David Wojahn’s White Lanterns is a seven-part elegy about the speaker’s accountant mother. Listen here, and read along here. What’s neat about this poem, is that it plays with time throughout the whole piece. Wojahn takes us back and forth from the 1960’s to the late 1980’s, showing the mother in her younger years from a child’s perspective, and then to her aging and ultimate death. Wojahn also weaves us through the three stages previously mentioned, but they aren’t in any overt order-- something the temporal changes aid. The speaker is obsessed with his mother’s lipstick, a characteristic that represents her younger vitality and precision, the latter being an important and constant attribute the speaker is sure to bring to our attention.

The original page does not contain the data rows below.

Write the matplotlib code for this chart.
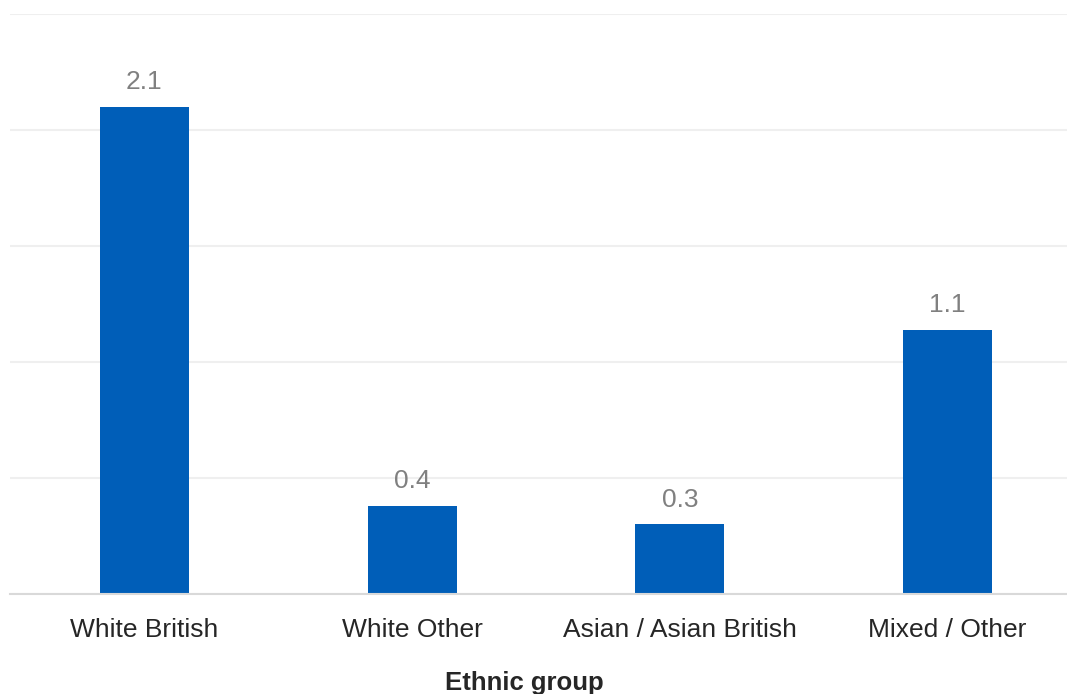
import matplotlib.pyplot as plt

# Data
groups = ['White British', 'White Other', 'Asian / Asian British', 'Mixed / Other']
values = [2.10, 0.38, 0.30, 1.14]
labels = ['2.1', '0.4', '0.3', '1.1']

plt.rcParams['font.family'] = ['Liberation Sans', 'DejaVu Sans']

fig = plt.figure(figsize=(10.67, 6.94), dpi=100)
ax = fig.add_axes([10 / 1067, 1 - 594 / 694, 1 - 10 / 1067, (594 - 14) / 694])

x = range(len(groups))
bars = ax.bar(x, values, width=0.332, color='#005EB8', zorder=3)

for rect, lab in zip(bars, labels):
    ax.annotate(lab, (rect.get_x() + rect.get_width() / 2, rect.get_height()),
                xytext=(0, 9), textcoords='offset points',
                ha='center', va='bottom', fontsize=19, color='#808080')

ax.set_xlim(-0.502, 3.446)
ax.set_ylim(0, 2.5)
ax.set_yticks([0, 0.5, 1.0, 1.5, 2.0, 2.5])
ax.yaxis.grid(True, color='#efefef', linewidth=1.5, zorder=0)
ax.tick_params(axis='y', left=False, labelleft=False)
ax.tick_params(axis='x', bottom=False, labelsize=19, labelcolor='#262626', pad=14)
ax.set_xticks(list(x))
ax.set_xticklabels(groups)

for side in ['top', 'right', 'left']:
    ax.spines[side].set_visible(False)
ax.spines['bottom'].set_color('#d9d9d9')
ax.spines['bottom'].set_linewidth(1.5)
ax.spines['bottom'].set_zorder(4)

ax.set_xlabel('Ethnic group', fontsize=18.5, fontweight='bold', color='#262626')
ax.xaxis.set_label_coords(0.487, -0.132)

plt.savefig('out.png', dpi=100)
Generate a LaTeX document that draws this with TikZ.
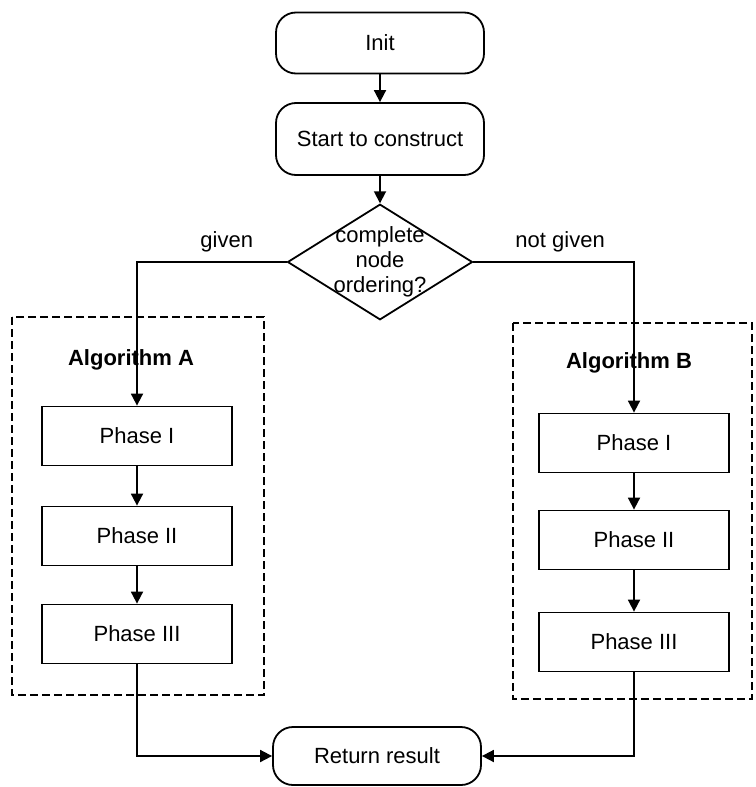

White Lanterns is a haunting poem, and not just because it’s about the speaker’s mother passing away. Wojahn uses words like “vapor,” “undertaker,” “caricature,” and “wig” that create eerie scenes. In a surprisingly spooky way, he also echoes the last line of each stanza as a way to start the next stanza. The second time we get the line, it’s changed almost for the worse (but in a good way). The image is twisted a little bit -- Wojahn doesn’t let us get away from the first image, he has to bring us back again with another version.
Why do you think that this technique is so effective in this elegy?
Paul Guest wrote a very different elegy about zombies titled Elegy for the Lumbering Monster. Listen here. It sounds silly to write about zombies, and maybe it kind of is, but Paul Guest is some genius and makes the poem extremely relevant, beyond being about a pop culture obsession. Guest is notable, I think, for his use of humour juxtaposed with a very individualized, yet universal, reality. In this poem, the speaker longs for the zombies of yesteryear and gives the reader a good visual image of this aged pop icon that has fallen out of favor. There is a direct conversation with the old school zombie and the speaker is brutally honest, but also admiring, pitying, and compassionate of the zombie’s current situation.
The work is fun, until the end where suddenly the speaker has brought himself into the poem, a sign to the reader that there has been a turn. And that’s just when things get scary, “my own end is what we don’t speak of, though in the marbled blindness of your eyes it’s easy to imagine, and I do, but away from me I run.” There is still some whimsy in this ending to the poem, some silliness to the word order of “but away from me I run,” and yet, it’s haunting. What makes it so scary is that the poem isn’t just about a pop culture icon anymore, it’s about humans and their immortality. It’s specifically about the speaker’s immortality. It’s ultimately an elegy for us, the humans, not just the zombies. Perhaps the scariest thing is not ghosts and ghouls, but acknowledging something so very human, and so very real, as death.
What did you find spooky about Guest’s elegy? Or was it mostly funny?
So, things got a little heavy, and that’s alright I think. Poetry is supposed to help us figure out what we don’t understand, and what we didn’t get to explore enough throughout the day. Wojahn’s elegy explores the relationship between the speaker and his mom, and Guest’s elegy explores the speaker’s desire to run from his fear... what better place to play and figure the scary stuff out than on the page?
Try writing your own elegy -- it can be anything! Silly, perhaps about the ant that got smushed on the sidewalk, or the loss of an apple because you ate it. Halloween is about being spooky and pretending to be what we’re scared of, so that maybe the next day, we aren’t so scared anymore -- use your poetry that way too, let it be scary, or scared, for you.